-- Request --
From the listing that follows, reproduce only the lines from the one holding "Convert this chart" through the one holding "import * as", both included, with no pictures.

Part of a data file:
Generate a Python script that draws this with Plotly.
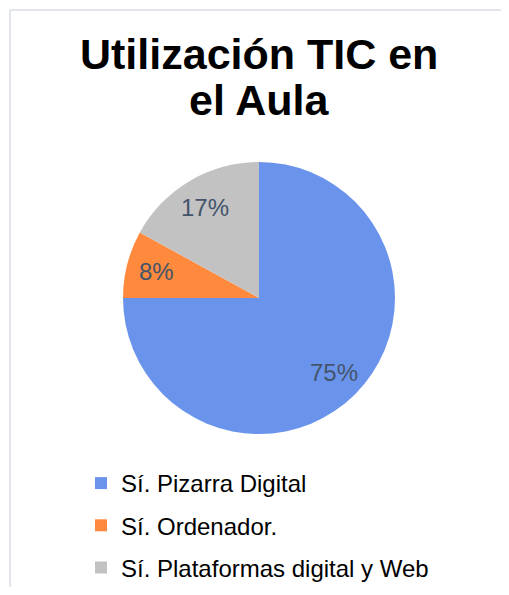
import math
import plotly.graph_objects as go

# Data
categories = ["Sí. Pizarra Digital", "Sí. Ordenador.", "Sí. Plataformas digital y Web"]
values = [75, 8, 17]
colors = ["#6A94EC", "#FF8A3E", "#C2C2C2"]
title_lines = ["Utilización TIC en", "el Aula"]

# Figure size (the page adds an 8px body margin on every side)
W, H = 493, 579
cx, cy, r = 251, 290, 136          # pie centre / radius in figure pixels
FONT = "Liberation Sans, Arial, sans-serif"

def px(x):
    return x / W

def py(y):
    return 1 - y / H

fig = go.Figure()

fig.add_trace(go.Pie(
    labels=categories,
    values=values,
    marker=dict(colors=colors, line=dict(width=0)),
    sort=False,
    direction="clockwise",
    rotation=0,
    textinfo="none",
    showlegend=False,
    hoverinfo="label+percent",
    domain=dict(x=[px(cx - r), px(cx + r)], y=[py(cy + r), py(cy - r)]),
))

# Data labels placed at 77.5% of the radius along each slice's mid-angle
total = sum(values)
annotations = []
cum = 0
for v in values:
    mid = (cum + v / 2) / total * 2 * math.pi
    cum += v
    lx = cx + 0.775 * r * math.sin(mid)
    ly = cy - 0.775 * r * math.cos(mid)
    annotations.append(dict(
        x=px(lx), y=py(ly), xref="paper", yref="paper",
        text=f"{round(v / total * 100)}%", showarrow=False,
        xanchor="center", yanchor="middle",
        font=dict(family=FONT, size=24, color="#44546A"),
    ))

# Title, two lines
for i, (line, yc) in enumerate(zip(title_lines, [46, 92])):
    annotations.append(dict(
        x=px(250.5), y=py(yc), xref="paper", yref="paper",
        text=f"<b>{line}</b>", showarrow=False,
        xanchor="center", yanchor="middle",
        font=dict(family=FONT, size=43, color="#000000"),
    ))

# Legend entries (one group per category to control row spacing)
for i, (cat, col) in enumerate(zip(categories, colors)):
    fig.add_trace(go.Scatter(
        x=[None], y=[None], mode="markers", name=cat,
        marker=dict(symbol="square", size=12, color=col),
        legendgroup=f"g{i}", showlegend=True, hoverinfo="skip",
    ))

frame = dict(color="#D9DEE6", width=1.5)

fig.update_layout(
    width=W, height=H,
    margin=dict(l=0, r=0, t=0, b=0, autoexpand=False),
    paper_bgcolor="white", plot_bgcolor="white",
    xaxis=dict(visible=False),
    yaxis=dict(visible=False),
    annotations=annotations,
    legend=dict(
        x=px(73), xanchor="left",
        y=py(453), yanchor="top",
        font=dict(family=FONT, size=24, color="#000000"),
        traceorder="grouped",
        tracegroupgap=8,
        bgcolor="rgba(0,0,0,0)",
    ),
    shapes=[
        dict(type="line", xref="paper", yref="paper",
             x0=px(2), x1=1.1, y0=py(2), y1=py(2), line=frame, layer="below"),
        dict(type="line", xref="paper", yref="paper",
             x0=px(2), x1=px(2), y0=py(2), y1=-0.1, line=frame, layer="below"),
    ],
)

fig.write_html("out.html")
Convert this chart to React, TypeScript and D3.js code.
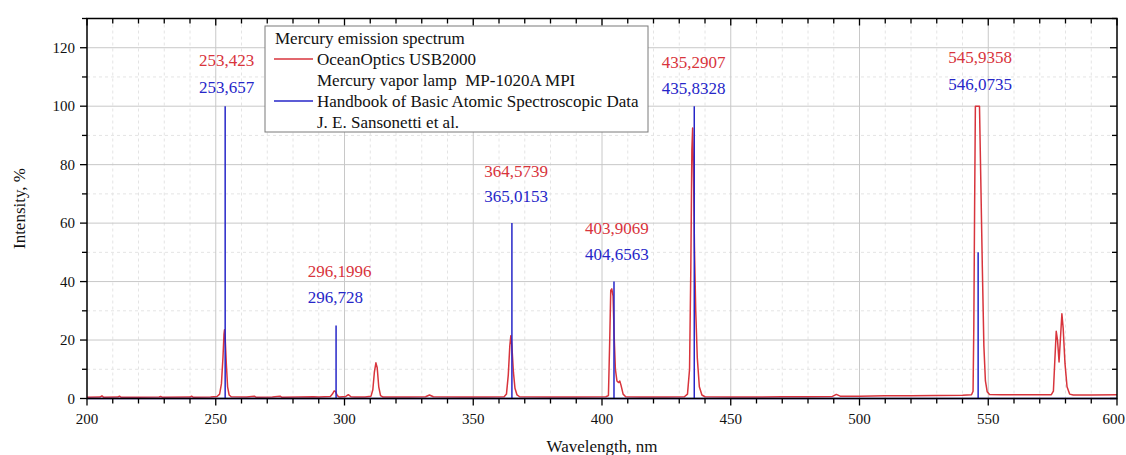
import React from "react";
import * as d3 from "d3";

const redX = [200, 205, 205.8, 206.5, 212, 212.6, 213.3, 220, 228, 228.6, 229.3, 240, 240.6, 241.3, 248, 250.5, 251.5, 252.2, 252.8, 253.2, 253.4, 253.7, 254.1, 254.6, 255.2, 256,
  262, 265, 265.7, 272, 275, 275.7, 282, 288, 290, 294.5, 295.3, 296.0, 296.5, 297.2, 298, 300.5, 301.5, 302.5, 304, 308, 310.3, 311.0, 311.6, 312.2, 312.7, 313.3, 314, 315,
  325, 331.5, 333, 334.5, 345, 355, 362, 362.9, 363.6, 364.2, 364.6, 365.0, 365.6, 366.2, 367, 368, 380, 390,
  401.5, 402.5, 403.0, 403.4, 403.8, 404.3, 404.7, 405.2, 405.8, 406.4, 406.9, 407.4, 408.2, 409.2, 415, 425,
  432, 433.2, 434, 434.5, 434.9, 435.2, 435.5, 435.9, 436.4, 437, 437.8, 438.8, 440, 450, 460, 470, 480, 489.5, 491, 492.5, 500, 510, 520, 530, 540,
  543.5, 544.1, 544.4, 544.7, 545.0, 546.6, 547.1, 547.7, 548.3, 548.9, 549.6, 550.5, 555, 565,
  574.5, 575.3, 575.8, 576.4, 576.9, 577.5, 578.0, 578.6, 579.1, 579.8, 580.6, 581.6, 583, 590, 600];
const redY = [0.4, 0.5, 0.9, 0.4, 0.5, 0.8, 0.4, 0.4, 0.5, 0.7, 0.4, 0.5, 0.8, 0.4, 0.5, 0.7, 1.5, 5, 14, 22, 23.5, 20, 12, 4, 1.2, 0.6,
  0.5, 0.8, 0.4, 0.5, 0.8, 0.4, 0.5, 0.6, 0.5, 0.7, 1.5, 2.6, 2.4, 1.0, 0.5, 0.7, 1.3, 0.6, 0.5, 0.5, 0.8, 3, 9, 12.2, 10.5, 4, 1, 0.5,
  0.5, 0.6, 1.2, 0.6, 0.5, 0.5, 0.6, 1.5, 8, 18, 21.5, 18, 9, 3.5, 1.2, 0.6, 0.5, 0.5,
  0.6, 1, 20, 37, 37.5, 35, 22, 10, 6, 5.5, 6, 4.5, 1.5, 0.6, 0.5, 0.5,
  0.6, 1.5, 10, 45, 85, 92.5, 80, 52, 30, 14, 4, 1.2, 0.6, 0.5, 0.5, 0.6, 0.6, 0.7, 1.4, 0.8, 0.8, 0.9, 0.9, 1.0, 1.1,
  1.3, 2.5, 25, 65, 100, 100, 75, 45, 18, 6, 2.3, 1.4, 1.3, 1.3,
  1.3, 2.5, 12, 23, 20, 12.5, 20, 29, 24, 12, 4, 1.5, 1.2, 1.2, 1.3];

// Handbook of Basic Atomic Spectroscopic Data (stick lines)
const refLines = [253.657, 296.728, 365.0153, 404.6563, 435.8328, 546.0735];
const refIntensity = [100, 25, 60, 40, 100, 50];

// Peak annotations
const measuredLabels = ["253,423", "296,1996", "364,5739", "403,9069", "435,2907", "545,9358"];
const referenceLabels = ["253,657", "296,728", "365,0153", "404,6563", "435,8328", "546,0735"];
const labelX = [243.5, 285.7, 354.3, 393.4, 423.2, 534.5];
const labelRedY = [115.8, 43.5, 77.8, 58.1, 114.8, 116.7];
const labelBlueY = [106.5, 34.4, 69.0, 49.3, 106.1, 107.5];

const xTicks = [200, 250, 300, 350, 400, 450, 500, 550, 600];
const yTicks = [0, 20, 40, 60, 80, 100, 120];

const legendTitle = "Mercury emission spectrum";
const legendRows = [
  { text: "OceanOptics USB2000", color: "red" },
  { text: "Mercury vapor lamp  MP-1020A MPI", color: "" },
  { text: "Handbook of Basic Atomic Spectroscopic Data", color: "blue" },
  { text: "J. E. Sansonetti et al.", color: "" },
];

const RED = "#d8343c";
const BLUE = "#2626c8";
const FONT = "'Liberation Serif', 'Times New Roman', serif";

export default function App() {
  const W = 1126, H = 455;
  const L = 87, R = 1117, T = 18.5, B = 398.5;
  const x = d3.scaleLinear().domain([200, 600]).range([L, R]);
  const y = d3.scaleLinear().domain([0, 130]).range([B, T]);

  const redPts: [number, number][] = redX.map((v, i) => [v, redY[i]]);
  const line = d3.line<[number, number]>().x(d => x(d[0])).y(d => y(d[1]));
  const redPath = line(redPts) || "";

  const bluePts: [number, number][] = [[200, 0]];
  refLines.forEach((w, i) => {
    bluePts.push([w, 0], [w, refIntensity[i]], [w, 0]);
  });
  bluePts.push([600, 0]);
  const bluePath = line(bluePts) || "";

  const xMinor = d3.range(200, 601, 10);
  const yMinor = d3.range(0, 131, 10);

  return (
    <svg width={W} height={H} style={{ position: "absolute", left: 0, top: 0, background: "#fff" }} fontFamily={FONT}>
      <defs>
        <clipPath id="plotclip">
          <rect x={L} y={T} width={R - L} height={B - T + 2} />
        </clipPath>
      </defs>
      {/* minor grid */}
      {xMinor.filter(v => v % 50 !== 0).map(v => (
        <line key={"xm" + v} x1={x(v)} x2={x(v)} y1={T} y2={B} stroke="#e4e4e4" strokeWidth={1} strokeDasharray="3,3" />
      ))}
      {yMinor.filter(v => v % 20 !== 0).map(v => (
        <line key={"ym" + v} x1={L} x2={R} y1={y(v)} y2={y(v)} stroke="#e4e4e4" strokeWidth={1} strokeDasharray="3,3" />
      ))}
      {/* major grid */}
      {xTicks.slice(1, -1).map(v => (
        <line key={"xg" + v} x1={x(v)} x2={x(v)} y1={T} y2={B} stroke="#c8c8c8" strokeWidth={1} />
      ))}
      {yTicks.slice(1).map(v => (
        <line key={"yg" + v} x1={L} x2={R} y1={y(v)} y2={y(v)} stroke="#c8c8c8" strokeWidth={1} />
      ))}

      {/* data */}
      <g clipPath="url(#plotclip)">
        <path d={redPath} fill="none" stroke={RED} strokeWidth={1.5} strokeLinejoin="round" />
        <path d={bluePath} fill="none" stroke={BLUE} strokeWidth={1.5} />
      </g>

      {/* frame */}
      <rect x={L} y={T} width={R - L} height={B - T} fill="none" stroke="#000" strokeWidth={1.5} />

      {/* bottom & top ticks */}
      {xMinor.map(v => {
        const major = v % 50 === 0;
        return (
          <g key={"xt" + v}>
            <line x1={x(v)} x2={x(v)} y1={B} y2={B + (major ? 7 : 5)} stroke="#000" strokeWidth={1.3} />
            <line x1={x(v)} x2={x(v)} y1={T} y2={T + (major ? 7 : 5)} stroke="#000" strokeWidth={1.3} />
          </g>
        );
      })}
      {xTicks.map((v, i) => {
        const last = i === xTicks.length - 1;
        return (
          <text key={"xl" + v} x={last ? W - 1 : x(v)} y={B + 20} textAnchor={last ? "end" : "middle"} dominantBaseline="central" fontSize={15} fill="#111">{v}</text>
        );
      })}
      {/* left & right ticks */}
      {yMinor.map(v => {
        const major = v % 20 === 0;
        return (
          <g key={"yt" + v}>
            <line x1={L} x2={L - (major ? 7 : 5)} y1={y(v)} y2={y(v)} stroke="#000" strokeWidth={1.3} />
            <line x1={R} x2={R - (major ? 7 : 5)} y1={y(v)} y2={y(v)} stroke="#000" strokeWidth={1.3} />
          </g>
        );
      })}
      {yTicks.map(v => (
        <text key={"yl" + v} x={L - 12} y={y(v)} textAnchor="end" dominantBaseline="central" fontSize={15} fill="#111">{v}</text>
      ))}

      {/* axis titles */}
      <text x={(L + R) / 2} y={446} textAnchor="middle" dominantBaseline="central" fontSize={17} fill="#111">Wavelength, nm</text>
      <text transform={`translate(19,${(T + B) / 2}) rotate(-90)`} textAnchor="middle" dominantBaseline="central" fontSize={17} fill="#111">Intensity, %</text>

      {/* peak labels */}
      {measuredLabels.map((s, i) => (
        <g key={"pl" + i}>
          <text x={x(labelX[i])} y={y(labelRedY[i])} dominantBaseline="central" fontSize={17} fill={RED}>{s}</text>
          <text x={x(labelX[i])} y={y(labelBlueY[i])} dominantBaseline="central" fontSize={17} fill={BLUE}>{referenceLabels[i]}</text>
        </g>
      ))}

      {/* legend */}
      <g>
        <rect x={265} y={26} width={383} height={106} fill="#fff" stroke="#7a7a7a" strokeWidth={1} />
        <text x={275} y={38} dominantBaseline="central" fontSize={17} fill="#111">{legendTitle}</text>
        {legendRows.map((r, i) => {
          const ry = 59 + i * 21;
          return (
            <g key={"lg" + i}>
              {r.color && <line x1={274} x2={313} y1={ry} y2={ry} stroke={r.color === "red" ? RED : BLUE} strokeWidth={1.5} />}
              <text x={317} y={ry} dominantBaseline="central" fontSize={17} fill="#111" style={{ whiteSpace: "pre" }}>{r.text}</text>
            </g>
          );
        })}
      </g>
    </svg>
  );
}
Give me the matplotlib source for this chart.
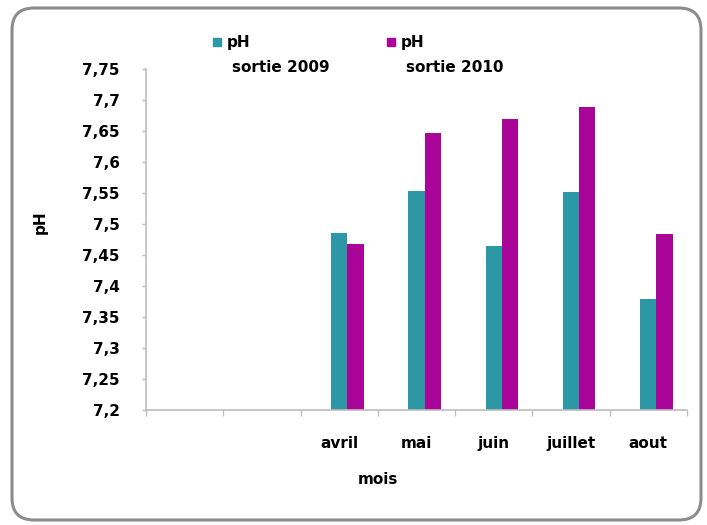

-- Right answer --
Convert this chart to React, TypeScript and D3.js code.
import React from "react";
import * as d3 from "d3";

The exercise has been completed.